Levanto-me e realizo os meus afazeres. Lá fora ainda é escuro e quase ninguém circula pela rua. Numa ponte lá ao fudo, já circulam vários carros, com os faróis ligados. A vida prossegue em todos os minutos.

Ligo a torradeira e coloco o pão lá dentro, enquanto me visto. Parece mentira, mas há muita beleza num simples pão com manteiga. Uma das coisas boas de nos levantarmos cedo é o silêncio, que acompanha o meu pequeno-almoço. O pão estaladiço com manteiga barrada são, entre as comidas simples, uma das mais proveitosas que existem quando disfrutadas no horário matutino. Experimentem por vocês próprios.

Saio de casa, e o caminho até à paragem de autocarro é algo longo, demorando eu entre quinze e vinte minutos.

Piso a rua, e o céu continua escuro. As luzes dos candeeiros estão ligadas, ao contrário das janelas das casas, onde o escuro impera. Enquanto caminho, avisto alguns copos e garrafas de cerveja no chão, fruto da madrugada que, entretanto, se passou. 

Mais à frente, as senhoras da lavandaria de um Hostel iniciam o seu trabalho, ainda em silêncio. Ao descer essa rua, dois ou três gatos caminham vagarosamente, e quando me aproximo deles, para seguir o meu percurso, eles deslocam-se para debaixo dos carros, provavelmente em busca de algum que ainda esteja quente do ao motor. Prevejo-lhes pouca sorte.

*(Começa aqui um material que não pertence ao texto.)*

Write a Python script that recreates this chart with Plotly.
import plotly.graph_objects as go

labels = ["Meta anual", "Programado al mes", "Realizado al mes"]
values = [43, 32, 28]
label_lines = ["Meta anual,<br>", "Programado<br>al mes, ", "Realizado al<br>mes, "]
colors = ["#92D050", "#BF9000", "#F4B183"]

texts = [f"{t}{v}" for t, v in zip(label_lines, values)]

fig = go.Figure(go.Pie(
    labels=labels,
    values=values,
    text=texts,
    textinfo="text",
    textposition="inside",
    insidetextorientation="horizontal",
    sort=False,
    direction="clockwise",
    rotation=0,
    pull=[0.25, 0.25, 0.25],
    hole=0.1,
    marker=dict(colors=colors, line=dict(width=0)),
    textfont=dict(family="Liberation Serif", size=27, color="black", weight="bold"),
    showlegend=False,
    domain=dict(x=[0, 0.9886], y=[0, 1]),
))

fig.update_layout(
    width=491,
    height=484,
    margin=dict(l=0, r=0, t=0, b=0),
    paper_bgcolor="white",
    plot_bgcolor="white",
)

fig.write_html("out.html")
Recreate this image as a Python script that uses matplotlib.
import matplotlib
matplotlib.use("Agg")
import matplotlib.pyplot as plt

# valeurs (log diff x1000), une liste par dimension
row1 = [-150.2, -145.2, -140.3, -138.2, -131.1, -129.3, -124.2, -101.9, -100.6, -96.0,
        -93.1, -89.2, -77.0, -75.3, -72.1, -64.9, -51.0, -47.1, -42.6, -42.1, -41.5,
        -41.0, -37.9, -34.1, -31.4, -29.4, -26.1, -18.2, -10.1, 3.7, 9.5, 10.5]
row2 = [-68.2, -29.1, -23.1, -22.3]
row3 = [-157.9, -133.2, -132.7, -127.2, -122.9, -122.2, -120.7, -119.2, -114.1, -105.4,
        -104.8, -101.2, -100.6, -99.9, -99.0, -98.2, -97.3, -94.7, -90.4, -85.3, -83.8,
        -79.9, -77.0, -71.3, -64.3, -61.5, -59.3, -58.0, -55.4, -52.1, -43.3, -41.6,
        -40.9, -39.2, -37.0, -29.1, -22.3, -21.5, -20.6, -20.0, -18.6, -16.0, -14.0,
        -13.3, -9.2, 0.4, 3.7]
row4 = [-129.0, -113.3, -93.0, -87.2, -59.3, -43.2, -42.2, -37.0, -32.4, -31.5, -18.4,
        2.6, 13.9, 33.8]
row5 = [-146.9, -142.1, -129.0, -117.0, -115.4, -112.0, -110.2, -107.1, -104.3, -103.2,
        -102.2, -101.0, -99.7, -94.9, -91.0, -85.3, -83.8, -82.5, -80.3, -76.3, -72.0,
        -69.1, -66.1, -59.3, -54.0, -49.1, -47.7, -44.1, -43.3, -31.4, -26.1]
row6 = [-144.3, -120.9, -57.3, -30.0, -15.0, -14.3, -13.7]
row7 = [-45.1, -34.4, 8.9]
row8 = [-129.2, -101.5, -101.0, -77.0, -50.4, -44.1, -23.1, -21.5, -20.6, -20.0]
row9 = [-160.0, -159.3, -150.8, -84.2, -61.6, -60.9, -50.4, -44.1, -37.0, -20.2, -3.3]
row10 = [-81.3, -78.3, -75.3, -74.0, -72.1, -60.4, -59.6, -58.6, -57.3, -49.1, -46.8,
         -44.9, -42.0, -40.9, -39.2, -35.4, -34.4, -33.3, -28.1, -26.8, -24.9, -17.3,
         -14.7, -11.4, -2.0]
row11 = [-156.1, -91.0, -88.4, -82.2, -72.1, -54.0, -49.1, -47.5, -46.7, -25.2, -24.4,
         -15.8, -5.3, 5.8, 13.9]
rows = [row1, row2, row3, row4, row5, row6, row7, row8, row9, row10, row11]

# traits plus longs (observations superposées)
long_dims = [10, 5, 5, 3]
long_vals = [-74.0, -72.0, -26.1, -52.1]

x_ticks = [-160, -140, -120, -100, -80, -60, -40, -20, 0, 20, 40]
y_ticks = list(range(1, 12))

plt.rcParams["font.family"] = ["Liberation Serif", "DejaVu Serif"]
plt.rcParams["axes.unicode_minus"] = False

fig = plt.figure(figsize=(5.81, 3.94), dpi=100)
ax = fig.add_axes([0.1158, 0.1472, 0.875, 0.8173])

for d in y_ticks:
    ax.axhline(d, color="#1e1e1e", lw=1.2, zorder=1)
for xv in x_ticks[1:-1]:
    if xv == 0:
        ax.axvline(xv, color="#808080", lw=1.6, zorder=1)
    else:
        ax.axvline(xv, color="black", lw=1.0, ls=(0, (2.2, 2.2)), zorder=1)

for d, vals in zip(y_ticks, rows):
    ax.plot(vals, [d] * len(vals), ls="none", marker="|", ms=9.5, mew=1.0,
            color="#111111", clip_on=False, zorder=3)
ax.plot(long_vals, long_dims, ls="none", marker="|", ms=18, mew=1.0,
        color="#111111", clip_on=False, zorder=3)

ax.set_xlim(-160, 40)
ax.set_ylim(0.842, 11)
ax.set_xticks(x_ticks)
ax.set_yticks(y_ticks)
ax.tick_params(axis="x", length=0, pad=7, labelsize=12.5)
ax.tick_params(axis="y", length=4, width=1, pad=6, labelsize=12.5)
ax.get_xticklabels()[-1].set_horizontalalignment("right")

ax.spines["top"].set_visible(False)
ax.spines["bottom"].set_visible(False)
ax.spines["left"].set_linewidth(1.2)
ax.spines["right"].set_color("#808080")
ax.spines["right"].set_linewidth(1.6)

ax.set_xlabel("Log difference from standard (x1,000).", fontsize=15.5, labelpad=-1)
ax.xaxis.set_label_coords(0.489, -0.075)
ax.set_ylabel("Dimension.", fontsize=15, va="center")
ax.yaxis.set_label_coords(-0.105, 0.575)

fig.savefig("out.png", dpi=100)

De vez em quando, passam por mim uma ou outra pessoa, que interiormente saúdo pela valentia de se levantarem tão cedo. É bastante difícil acordar cedo e largar a cama rumo ao trabalho. Às vezes, são batalhas titânicas que quase nos derrotam, mas num último impulso, saímos vitoriosos. Honra a todas essas pessoas. Merecem-no.

Continuando o meu caminho, avisto um quiosque já aberto, com as notícias fresquinhas prontas a ser lidas. Passado uns metros, um café liga envergonhadamente as suas luzes, que indicam a presença de funcionários, mas que ainda não estão prontos a servir. Mais à frente, há outro café, desta vez a funcionar em pleno, com uma pequena televisão ligada ao fundo, e duas pessoas fora a conversar enquanto fumam um cigarro. Há pessoas que, qualquer que seja a hora, têm sempre forças para conversar.

Passo pela estação de comboios, e há já algumas pessoas, ainda que poucas, que aguardam o comboio para se dirigirem para os seus trabalhos. Hoje não há greve e, portanto, os seus utentes não sofrem com a supressão de horários e podem-se dirigir aos seus postos de trabalho sabendo que terão transporte de regresso até casa.

Chego finalmente à paragem de autocarro. O autocarro já se encontra parado, e daqui a uns minutos segue viagem. Há sempre duas ou três senhoras que aguardam sentadas, com sacos e de máscara colocada. O motorista apresenta-se sempre bem-disposto, e a sua admirável simpatia ajuda os passageiros a encararem o dia com um novo ânimo.

Entro no autocarro e sento-me. O céu já parece estar a ficar claro. O sol vai aparecendo, e as pessoas na rua vão sendo cada vez mais. Contudo, nem todas se levantaram às 6 horas e 28 minutos, nem testemunharam o silêncio que durante os minutos seguintes se pode testemunhar, e que relaxa a alma. Também não viram as senhoras do Hostel, nem o senhor do quiosque dos jornais, nem os cafés que bem cedo se mostram disponíveis para servir as pessoas. Por isso, a manhã deles não é a mesma. Não quer dizer que seja melhor ou pior. Mas é diferente. E eu gosto da diferença da minha manhã.